Will 2014 be a peaceful year? There are bad precedents for years numbered 14.
One hundred years ago in 1914, Europe blundered into World War I, a story of chilling diplomatic failures brilliantly told in Christopher Clark’s The Sleepwalkers: How Europe Went to War in 1914—a book every member of Congress and the diplomatic corps should read over the holiday break. It’s scary to see how peace can fall apart so easily.
Then there was 1814, a year during which much of the world was at war. Napoleon won a few battles, but lost bigger ones. Paris was occupied and Napoleon finally abdicated and was sent to the island of Elba. Meanwhile the Americans were fighting the British in the War of 1812. The Americans won at Niagara Falls, but lost when British troops marched into Washington and burned down many of its most important monuments. Another inconclusive set of battles which accomplished very little but brought death to far too man young men. The centuries roll on, but young men in every time and every country continue to be treated as though their lives were of no value.

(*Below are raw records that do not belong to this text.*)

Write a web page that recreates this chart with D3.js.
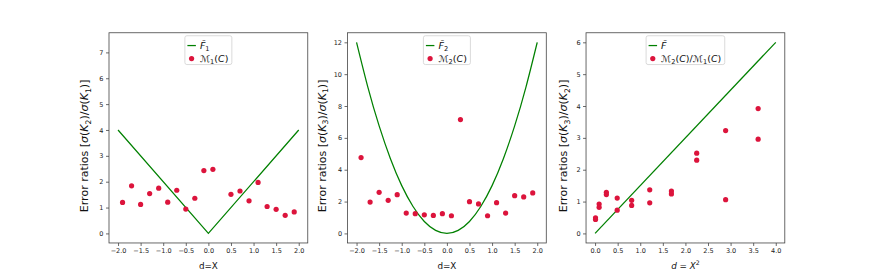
<!DOCTYPE html>
<html>
<head>
<meta charset="utf-8">
<script src="https://cdn.jsdelivr.net/npm/d3@7"></script>
<style>
  body { margin: 0; background: #fff; }
  svg { font-family: "DejaVu Sans", sans-serif; }
</style>
</head>
<body>
<div id="chart"></div>
<script>
var width = 872,
    height = 273;

// measured points
var dX = [-1.9, -1.7, -1.5, -1.3, -1.1, -0.9, -0.7, -0.5, -0.3, -0.1,
           0.1, 0.3, 0.5, 0.7, 0.9, 1.1, 1.3, 1.5, 1.7, 1.9];
var m1 = [1.20, 1.84, 1.12, 1.54, 1.75, 1.21, 1.67, 0.94, 1.36, 2.43,
          2.48, 7.39, 1.51, 1.64, 1.26, 1.97, 1.04, 0.93, 0.70, 0.83];
var m2 = [4.76, 1.97, 2.58, 2.08, 2.43, 1.28, 1.24, 1.17, 1.13, 1.24,
          1.11, 7.15, 1.99, 1.85, 1.11, 1.93, 1.28, 2.37, 2.29, 2.54];

var dSq = [0.01, 0.01, 0.09, 0.09, 0.25, 0.25, 0.49, 0.49, 0.81, 0.81,
           1.21, 1.21, 1.69, 1.69, 2.25, 2.25, 2.89, 2.89, 3.61, 3.61];
var ratio = [0.49, 0.44, 0.92, 0.82, 1.29, 1.22, 1.11, 0.73, 1.04, 0.88,
             1.37, 0.96, 1.33, 1.24, 2.52, 2.30, 3.23, 1.06, 3.92, 2.96];

// theoretical curves
var f1X = [-2, 0, 2],
    f1Y = [4, 0, 4];
var f2X = [-2, -1.75, -1.5, -1.25, -1, -0.75, -0.5, -0.25, 0,
           0.25, 0.5, 0.75, 1, 1.25, 1.5, 1.75, 2];
var f2Y = [12, 9.19, 6.75, 4.69, 3, 1.69, 0.75, 0.19, 0,
           0.19, 0.75, 1.69, 3, 4.69, 6.75, 9.19, 12];
var f3X = [0, 4],
    f3Y = [0, 6];

// ticks
var xTicksD = [-2, -1.5, -1, -0.5, 0, 0.5, 1, 1.5, 2];
var xTicksSq = [0, 0.5, 1, 1.5, 2, 2.5, 3, 3.5, 4];
var yTicks1 = [0, 1, 2, 3, 4, 5, 6, 7];
var yTicks2 = [0, 2, 4, 6, 8, 10, 12];
var yTicks3 = [0, 1, 2, 3, 4, 5, 6];

var lineColor = "#008000",
    dotColor = "#dc143c";

// figure layout (subplot fractions)
var figLeft = 0.125 * width, figRight = 0.9 * width;
var axW = (figRight - figLeft) / 3.4, gap = axW * 0.2;
var axTop = 0.12 * height, axBottom = 0.89 * height;

var panels = [
  { px: dX, py: m1, lx: f1X, ly: f1Y, xt: xTicksD, yt: yTicks1, yoff: -21,
    xlab: [["d=X", ""]],
    ylab: [["Error ratios [", ""], ["σ", "i"], ["(", ""], ["K", "i"], ["2", "sub"], [")/", ""],
           ["σ", "i"], ["(", ""], ["K", "i"], ["1", "sub"], [")]", ""]],
    leg1: [["F\u0304", "i"], ["1", "sub"]],
    leg2: [["ℳ", ""], ["1", "sub"], ["(", ""], ["C", "i"], [")", ""]] },
  { px: dX, py: m2, lx: f2X, ly: f2Y, xt: xTicksD, yt: yTicks2, yoff: -22,
    xlab: [["d=X", ""]],
    ylab: [["Error ratios [", ""], ["σ", "i"], ["(", ""], ["K", "i"], ["3", "sub"], [")/", ""],
           ["σ", "i"], ["(", ""], ["K", "i"], ["1", "sub"], [")]", ""]],
    leg1: [["F\u0304", "i"], ["2", "sub"]],
    leg2: [["ℳ", ""], ["2", "sub"], ["(", ""], ["C", "i"], [")", ""]] },
  { px: dSq, py: ratio, lx: f3X, ly: f3Y, xt: xTicksSq, yt: yTicks3, yoff: -19,
    xlab: [["d", "i"], [" = ", ""], ["X", "i"], ["2", "sup"]],
    ylab: [["Error ratios [", ""], ["σ", "i"], ["(", ""], ["K", "i"], ["3", "sub"], [")/", ""],
           ["σ", "i"], ["(", ""], ["K", "i"], ["2", "sub"], [")]", ""]],
    leg1: [["F\u0304", "i"]],
    leg2: [["ℳ", ""], ["2", "sub"], ["(", ""], ["C", "i"], [")/", ""],
           ["ℳ", ""], ["1", "sub"], ["(", ""], ["C", "i"], [")", ""]] }
];

var svg = d3.select("#chart").append("svg")
    .attr("width", width)
    .attr("height", height);

// write a little mathtext-like label into a text element
function mathText(sel, parts) {
  var shift = 0;
  parts.forEach(function (p) {
    var t = sel.append("tspan").text(p[0]);
    var target = 0;
    if (p[1] == "i") t.style("font-style", "italic");
    if (p[1] == "sub") { t.style("font-size", "0.7em"); target = 0.25; }
    if (p[1] == "sup") { t.style("font-size", "0.7em"); target = -0.4; }
    var fs = parseFloat(sel.style("font-size"));
    t.attr("dy", (target - shift) * fs);
    shift = target;
  });
}

// matplotlib-like 5% margins
function padded(vals) {
  var ext = d3.extent(vals), m = (ext[1] - ext[0]) * 0.05;
  return [ext[0] - m, ext[1] + m];
}

panels.forEach(function (p, i) {
  var x0 = figLeft + i * (axW + gap);
  var g = svg.append("g").attr("transform", "translate(" + x0 + "," + axTop + ")");
  var h = axBottom - axTop;

  var x = d3.scaleLinear().domain(padded(p.lx.concat(p.px))).range([0, axW]);
  var y = d3.scaleLinear().domain(padded(p.ly.concat(p.py))).range([h, 0]);

  var xAxis = g.append("g")
      .attr("transform", "translate(0," + h + ")")
      .call(d3.axisBottom(x).tickValues(p.xt).tickFormat(d3.format(".1f")).tickSize(3).tickPadding(2));
  var yAxis = g.append("g")
      .call(d3.axisLeft(y).tickValues(p.yt).tickFormat(d3.format("d")).tickSize(3).tickPadding(2.5));

  [xAxis, yAxis].forEach(function (a) {
    a.select(".domain").remove();
    a.selectAll("line").attr("stroke", "#444").attr("stroke-width", 0.8);
    a.selectAll("text").attr("fill", "#222").style("font-size", "6.5px")
      .style("font-family", "DejaVu Sans");
  });

  // curve
  var line = d3.line()
      .x(function (d) { return x(d[0]); })
      .y(function (d) { return y(d[1]); })
      .curve(p.lx.length > 3 ? d3.curveNatural : d3.curveLinear);
  g.append("path")
      .datum(d3.zip(p.lx, p.ly))
      .attr("d", line)
      .attr("fill", "none")
      .attr("stroke", lineColor)
      .attr("stroke-width", 1.25);

  // scatter
  g.selectAll("circle.pt")
      .data(d3.zip(p.px, p.py))
      .enter().append("circle")
      .attr("class", "pt")
      .attr("cx", function (d) { return x(d[0]); })
      .attr("cy", function (d) { return y(d[1]); })
      .attr("r", 2.6)
      .attr("fill", dotColor);

  // frame
  g.append("rect")
      .attr("width", axW).attr("height", h)
      .attr("fill", "none")
      .attr("stroke", "#444")
      .attr("stroke-width", 0.8);

  // axis labels
  var xl = g.append("text")
      .attr("x", axW / 2).attr("y", h + 26)
      .attr("text-anchor", "middle")
      .style("font-size", "8.8px")
      .attr("fill", "#111");
  mathText(xl, p.xlab);

  var yl = g.append("text")
      .attr("transform", "translate(" + p.yoff + "," + (h / 2 + 8) + ") rotate(-90)")
      .attr("text-anchor", "middle")
      .style("font-size", "11px")
      .attr("fill", "#111");
  mathText(yl, p.ylab);

  // legend, upper center
  var leg = g.append("g");
  var box = leg.append("rect")
      .attr("rx", 2).attr("ry", 2)
      .attr("height", 28.8)
      .attr("fill", "#fff")
      .attr("stroke", "#d0d0d0")
      .attr("stroke-width", 0.8);
  var t1 = leg.append("text").attr("x", 15).attr("y", 13).style("font-size", "9.5px").attr("fill", "#111");
  mathText(t1, p.leg1);
  var t2 = leg.append("text").attr("x", 15).attr("y", 26).style("font-size", "9.5px").attr("fill", "#111");
  mathText(t2, p.leg2);
  var tw = Math.max(t1.node().getComputedTextLength(), t2.node().getComputedTextLength());
  var bw = 15 + tw + 3.5;
  leg.attr("transform", "translate(" + (axW / 2 - bw / 2) + ",3)");
  box.attr("width", bw);
  leg.append("line")
      .attr("x1", 2.5).attr("x2", 11).attr("y1", 9.8).attr("y2", 9.8)
      .attr("stroke", lineColor).attr("stroke-width", 1.25);
  leg.append("circle")
      .attr("cx", 6.7).attr("cy", 22.8).attr("r", 2.6)
      .attr("fill", dotColor);
});
</script>
</body>
</html>
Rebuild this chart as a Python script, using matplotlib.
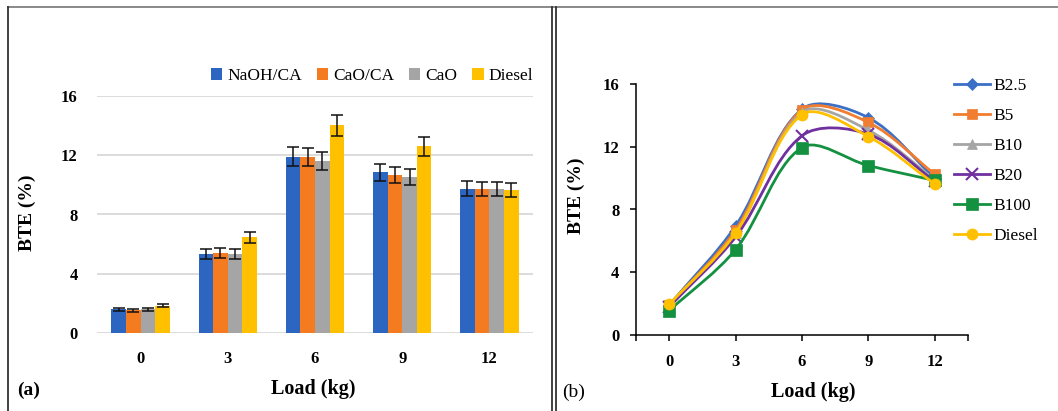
import numpy as np
import matplotlib
matplotlib.use('Agg')
import matplotlib.pyplot as plt
from matplotlib.path import Path
from matplotlib.patches import PathPatch
from matplotlib.lines import Line2D

plt.rcParams['font.family'] = ['Liberation Serif', 'DejaVu Serif']

# data
loads = [0, 3, 6, 9, 12]
bar_names = ['NaOH/CA', 'CaO/CA', 'CaO', 'Diesel']
bar_vals = {
    'NaOH/CA': [1.6, 5.33, 11.9, 10.85, 9.75],
    'CaO/CA': [1.55, 5.4, 11.9, 10.68, 9.7],
    'CaO': [1.6, 5.33, 11.6, 10.52, 9.7],
    'Diesel': [1.85, 6.45, 14.02, 12.6, 9.68],
}
bar_err = {
    'NaOH/CA': [0.1, 0.34, 0.63, 0.56, 0.48],
    'CaO/CA': [0.1, 0.34, 0.62, 0.53, 0.48],
    'CaO': [0.1, 0.34, 0.62, 0.55, 0.48],
    'Diesel': [0.1, 0.36, 0.7, 0.62, 0.48],
}
bar_colors = ['#2C66C0', '#F47B20', '#A5A5A5', '#FFC000']

line_names = ['B2.5', 'B5', 'B10', 'B20', 'B100', 'Diesel']
line_vals = {
    'B2.5': [1.9, 6.95, 14.4, 13.85, 10.0],
    'B5': [1.9, 6.7, 14.35, 13.55, 10.25],
    'B10': [1.9, 6.5, 14.2, 13.05, 9.9],
    'B20': [1.8, 6.25, 12.7, 12.8, 9.8],
    'B100': [1.55, 5.45, 11.95, 10.8, 9.85],
    'Diesel': [1.95, 6.5, 14.05, 12.65, 9.62],
}
line_colors = ['#3A70C6', '#F07D30', '#A5A5A5', '#7030A0', '#149140', '#FFC000']
line_markers = ['D', 's', '^', 'x', 's', 'o']
marker_sizes = [6, 7.5, 7, 8.5, 8.5, 8]

W, H = 1058, 411
fig = plt.figure(figsize=(W / 100, H / 100), dpi=100)

def fx(px):
    return px / W

def fy(py):
    return 1 - py / H

# ---- panel (a) ----
ax1 = fig.add_axes([fx(97), fy(333), fx(533) - fx(97), fy(96) - fy(333)])
x = np.arange(len(loads))
bw = 0.168
for i, name in enumerate(bar_names):
    ax1.bar(x + (i - 1.5) * bw, bar_vals[name], bw, color=bar_colors[i],
            yerr=bar_err[name], error_kw=dict(ecolor='#111111', elinewidth=1.1,
                                              capsize=4, capthick=1.1),
            label=name, zorder=3)
ax1.set_xlim(-0.5, len(loads) - 0.5)
ax1.set_ylim(0, 16)
ax1.set_yticks([0, 4, 8, 12, 16])
ax1.set_xticks(x)
ax1.set_xticklabels([str(v) for v in loads])
ax1.grid(axis='y', color='#D9D9D9', lw=1.3, zorder=0)
ax1.set_axisbelow(True)
for s in ax1.spines.values():
    s.set_visible(False)
ax1.tick_params(length=0, labelsize=12)
ax1.tick_params(axis='y', pad=14)
ax1.tick_params(axis='x', pad=13)
for lab in ax1.get_xticklabels() + ax1.get_yticklabels():
    lab.set_fontweight('bold')
ax1.legend(loc='center left', bbox_to_anchor=(fx(204), fy(76)),
           bbox_transform=fig.transFigure, ncol=4, frameon=False,
           fontsize=12.5, handlelength=0.65, handleheight=0.65,
           handletextpad=0.3, columnspacing=0.85, borderaxespad=0)

fig.text(fx(27), fy(213), 'BTE (%)', rotation=90, ha='center', va='center',
         fontsize=14, fontweight='bold')
fig.text(fx(313), fy(389), 'Load (kg)', ha='center', va='center',
         fontsize=14.5, fontweight='bold')
fig.text(fx(17), fy(390), '(a)', ha='left', va='center', fontsize=14,
         fontweight='bold')

# ---- panel (b) ----
ax2 = fig.add_axes([fx(636), fy(335), fx(968) - fx(636), fy(84) - fy(335)])
ax2.set_xlim(-1.5, 13.5)
ax2.set_ylim(0, 16)
ax2.set_xticks(loads)
ax2.set_yticks([0, 4, 8, 12, 16])
ax2.set_xticks([-1.5, 13.5], minor=True)
ax2.spines['top'].set_visible(False)
ax2.spines['right'].set_visible(False)
for s in ['left', 'bottom']:
    ax2.spines[s].set_linewidth(1.1)
ax2.tick_params(which='both', direction='out', length=4, width=1.1,
                labelsize=12)
ax2.tick_params(axis='y', pad=8)
ax2.tick_params(axis='x', pad=10)
for lab in ax2.get_xticklabels() + ax2.get_yticklabels():
    lab.set_fontweight('bold')


def smooth_path(ax, xs, ys):
    # Excel-like smoothed line: cubic Bezier segments, tangents from neighbours
    pts = ax.transData.transform(np.column_stack([xs, ys]))
    n = len(pts)
    verts = [pts[0]]
    codes = [Path.MOVETO]
    for i in range(n - 1):
        p0 = pts[max(i - 1, 0)]
        p1 = pts[i]
        p2 = pts[i + 1]
        p3 = pts[min(i + 2, n - 1)]
        d01 = np.hypot(*(p1 - p0))
        d12 = np.hypot(*(p2 - p1))
        d23 = np.hypot(*(p3 - p2))
        c1 = p1 + (p2 - p0) * (d12 / (d01 + d12)) / 3.0
        c2 = p2 - (p3 - p1) * (d12 / (d12 + d23)) / 3.0
        verts += [c1, c2, p2]
        codes += [Path.CURVE4] * 3
    verts = ax.transData.inverted().transform(np.array(verts))
    return Path(verts, codes)


handles = []
for i, name in enumerate(line_names):
    z = 3 + i
    patch = PathPatch(smooth_path(ax2, loads, line_vals[name]), fill=False,
                      edgecolor=line_colors[i], lw=2.0, zorder=z,
                      capstyle='round', joinstyle='round')
    ax2.add_patch(patch)
    mew = 1.5 if line_markers[i] == 'x' else 0.5
    ax2.plot(loads, line_vals[name], ls='none', marker=line_markers[i],
             ms=marker_sizes[i], color=line_colors[i], mew=mew, zorder=z,
             clip_on=False)
    handles.append(Line2D([], [], color=line_colors[i], lw=2.0,
                          marker=line_markers[i], ms=marker_sizes[i], mew=mew,
                          label=name))

ax2.legend(handles=handles, loc='upper left', bbox_to_anchor=(fx(954), fy(78)),
           bbox_transform=fig.transFigure, frameon=False, fontsize=12.5,
           handlelength=2.1, handletextpad=0.15, labelspacing=0.8,
           borderaxespad=0, borderpad=0)

fig.text(fx(576), fy(196), 'BTE (%)', rotation=90, ha='center', va='center',
         fontsize=14, fontweight='bold')
fig.text(fx(813), fy(392), 'Load (kg)', ha='center', va='center',
         fontsize=14.5, fontweight='bold')
fig.text(fx(562), fy(392), '(b)', ha='left', va='center', fontsize=14)

# ---- panel frames ----
frame_kw = dict(transform=fig.transFigure, lw=1.3)
fig.add_artist(Line2D([fx(8), 1], [fy(7.5), fy(7.5)], color='#808080', **frame_kw))
fig.add_artist(Line2D([fx(8), fx(8)], [fy(7.5), 0], color='#333333', **frame_kw))
fig.add_artist(Line2D([fx(552), fx(552)], [fy(7.5), 0], color='#333333', **frame_kw))
fig.add_artist(Line2D([fx(555.5), fx(555.5)], [fy(7.5), 0], color='#333333', **frame_kw))

fig.savefig('out.png', dpi=100)
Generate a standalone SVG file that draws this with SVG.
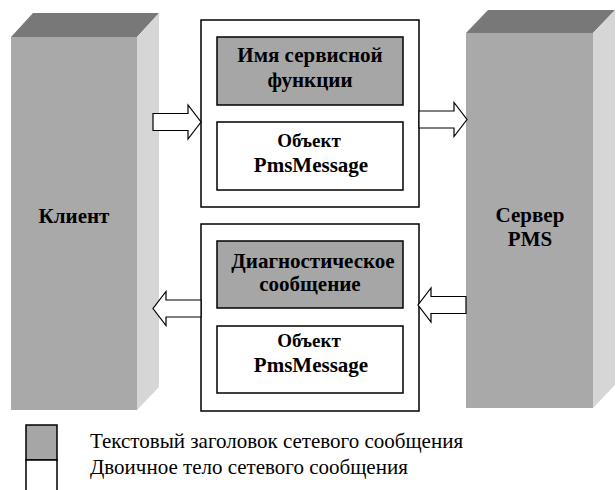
<svg xmlns="http://www.w3.org/2000/svg" width="616" height="490" viewBox="0 0 616 490">
  <defs>
    <!-- shared block arrow, pointing right, tip at origin -->
    <polygon id="arrowR" points="-48,-8.5 -13,-8.5 -13,-17 0,0 -13,17 -13,8.5 -48,8.5" fill="#ffffff" stroke="#000000" stroke-width="1.2"/>
  </defs>

  <!-- Client block (3D column) -->
  <g id="client">
    <polygon points="11,37 33,13 159,13 137,37" fill="#787878"/>
    <polygon points="137,37 159,13 159,387 137,410" fill="#d6d6d6"/>
    <rect x="11" y="37" width="126" height="373" fill="#a9a9a9"/>
    <text x="74" y="223" font-family="Liberation Serif" font-weight="bold" font-size="21" text-anchor="middle">Клиент</text>
  </g>

  <!-- PMS server block (3D column) -->
  <g id="server">
    <polygon points="466,33 488,10 615,10 593,33" fill="#787878"/>
    <polygon points="593,33 615,10 615,385 593,408" fill="#d6d6d6"/>
    <rect x="466" y="33" width="127" height="375" fill="#a9a9a9"/>
    <text x="530" y="222" font-family="Liberation Serif" font-weight="bold" font-size="21" text-anchor="middle">Сервер</text>
    <text x="530" y="246" font-family="Liberation Serif" font-weight="bold" font-size="21" text-anchor="middle">PMS</text>
  </g>

  <!-- Request message -->
  <g id="request" stroke="#000000" stroke-width="1.5">
    <rect x="201" y="20" width="218" height="187" fill="#ffffff"/>
    <rect x="217" y="37" width="186" height="68" fill="#a6a6a6"/>
    <rect x="217" y="122" width="186" height="68" fill="#ffffff"/>
    <g stroke="none" font-family="Liberation Serif" font-weight="bold" text-anchor="middle">
      <text x="310" y="62" font-size="21">Имя сервисной</text>
      <text x="310" y="87" font-size="21">функции</text>
      <text x="309" y="147" font-size="19">Объект</text>
      <text x="311" y="172" font-size="21">PmsMessage</text>
    </g>
  </g>

  <!-- Response message -->
  <g id="response" stroke="#000000" stroke-width="1.5">
    <rect x="201" y="224" width="218" height="187" fill="#ffffff"/>
    <rect x="217" y="241" width="186" height="67" fill="#a6a6a6"/>
    <rect x="217" y="326" width="186" height="67" fill="#ffffff"/>
    <g stroke="none" font-family="Liberation Serif" font-weight="bold" text-anchor="middle">
      <text x="313" y="268" font-size="21">Диагностическое</text>
      <text x="310" y="291" font-size="21">сообщение</text>
      <text x="309" y="347" font-size="19">Объект</text>
      <text x="311" y="372" font-size="21">PmsMessage</text>
    </g>
  </g>

  <!-- Block arrows between client, messages and server -->
  <g id="connectors">
    <use href="#arrowR" transform="translate(201,122)"/>
    <use href="#arrowR" transform="translate(467,119.5)"/>
    <use href="#arrowR" transform="translate(418,305) scale(-1,1)"/>
    <use href="#arrowR" transform="translate(153,308.5) scale(-1,1)"/>
  </g>

  <!-- Legend -->
  <g id="legend">
    <rect x="26" y="425" width="31" height="35" fill="#a6a6a6" stroke="#000000" stroke-width="1.5"/>
    <rect x="26" y="460" width="31" height="36" fill="#ffffff" stroke="#000000" stroke-width="1.5"/>
    <text x="90" y="448" font-family="Liberation Serif" font-size="21">Текстовый заголовок сетевого сообщения</text>
    <text x="90" y="474" font-family="Liberation Serif" font-size="21">Двоичное тело сетевого сообщения</text>
  </g>
</svg>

So what will 2014 bring? The world is not starting out in very good shape. There are wars in Syria, the Central African Republic, and South Sudan. Unrest continues in most of the Middle East including Egypt for which we had such high hopes only a few years ago. Israel and Palestine continue their seemingly endless and dangerous dance. And violence is reappearing in Russian cities.
The world needs a new broom. Does anyone besides me still remember the poem “Welcome to the New Year” that Eleanor Farjeon wrote more than half a century ago? I found it again in one of the favorite books of my childhood More Silver Pennies by Blanche Jennings Thompson.
Hey, my lad, ho, my lad!
Here’s a New Broom.
Heaven’s your housetop
And Earth is your room
Tuck up your shirtsleeves,
There’s plenty to do—
Look at the muddle
That’s waiting for you!
Dust in the corners
And dirt on the floor,
Cobwebs still clinging
To window and door.
Hey, my lad! Ho, my lad!
Nimble and keen—
Here’s your New Broom, my lad!
See you sweep clean.
(Eleanor Farjeon Come Christmas)
What would a new broom consist of these days? Perhaps a new approach to solving the world’s problems without war. If each of us decides to raise our voice and let our leaders know that we are sick and tired of constant fighting and endless wars, maybe at last we could get something done.
I strongly support the efforts of the Friends Committee on National Legislation to urge Congress to take four steps to stop the endless wars:
1. Repeal the 2001 Authorization for the Use of Military Force
2. Disclose the Rules for Using Drones: No More Secret Wars
3. Repeal the Patriot Act
4. Close the U.S. Prison at Guantanamo Bay and End Indefinite Detention
Perhaps if enough of us speak out, we can build a new broom that will make 2014 a better year and the 21st century more than just a repeat of earlier centuries and endless wars that accomplish nothing except to sow the seeds for another war. Let’s stop the cycle now.
Yeeeeees! Looking back on 1914 and 1814 is a poignant reminder of how many years have been bloodied by needless violence. World War One, “the war to end all wars,” certainly hasn’t turned out to be that, but it IS time to end war as much as possible.